Chinchilla or Hoffman Scaling Laws: Optimizing the Balance
While the Kaplan Scaling Laws suggested that bigger was always better, researchers at DeepMind uncovered a more nuanced picture in 2022. Their paper, "Training Compute-Optimal Large Language Models," became known as the Chinchilla paper (named after the model it introduced) or the Hoffman Scaling Laws (after lead author Jordan Hoffman).
The Chinchilla paper revealed that many existing models were actually "undertrained" - they had too many parameters relative to the amount of training data used. The researchers found that a smaller model trained on more data could outperform a larger model trained on less data, even when using the same amount of compute.
This insight led to a reformulation of the optimal ratio between model size and training data. The Chinchilla laws suggested that for optimal performance, you should use about 20 tokens of training data per parameter - a significant increase from the 1.7 suggested by the Kaplan laws.
The implications of these findings are profound. Building ever-larger models is extremely expensive - estimates suggest that training GPT-3 cost around $10 million, while GPT-4 may have cost $100 million or more. Future "frontier" models like GPT-5 could cost billions to train. This escalating cost seemed to imply that only the largest tech companies would be able to compete in the race for more advanced AI.
Mosaic's Law: The Democratization of AI
Just when it seemed that AI development might become the exclusive domain of tech giants, a third law emerged to challenge this narrative. Naveen Rao, former CEO of MosaicML (now VP of GenAI at Databricks), observed a trend that he called "Mosaic's Law":
"A model of a certain capability will require 1/4 the [money] every year from [technological] advances. This means something that is $100m today goes to $25m next year goes to $6m in 2 yrs goes to $1.5m in 3 yrs."
This observation is supported by research published in the paper "Algorithmic progress in language models," which found that the compute required to reach a set performance threshold in language models has halved approximately every 8 months since 2012.
Mosaic's Law suggests that while the cost of cutting-edge AI models may be skyrocketing, the cost of producing models with a given level of capability is rapidly decreasing. This trend could democratize AI development, allowing smaller players and open-source projects to remain competitive.
The AI Landscape in Flux
As we navigate the rapidly evolving landscape of AI, these three laws - Kaplan, Chinchilla, and Mosaic - provide valuable guideposts. The Kaplan Scaling Laws showed us the power of scale in AI development. The Chinchilla Laws refined our understanding, emphasizing the importance of balancing model size with training data. And Mosaic's Law offers hope for a more diverse and competitive AI ecosystem.
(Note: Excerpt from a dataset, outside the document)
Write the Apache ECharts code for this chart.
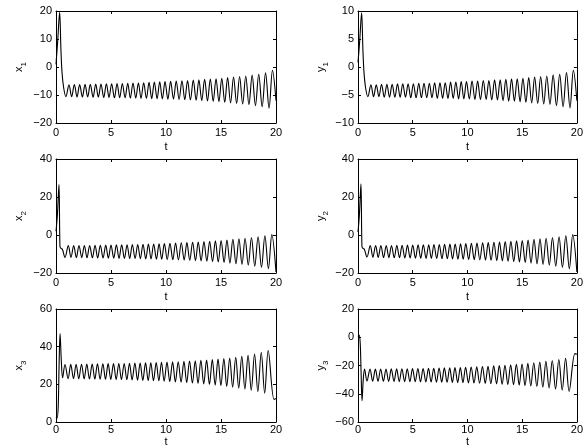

Together, these laws paint a picture of an AI future that is both exciting and uncertain. While the race for bigger and more powerful models continues, rapid algorithmic improvements are simultaneously making AI more accessible. As with Moore's Law before them, these new principles are not immutable laws of nature, but rather observations of current trends that could shape the future of AI development.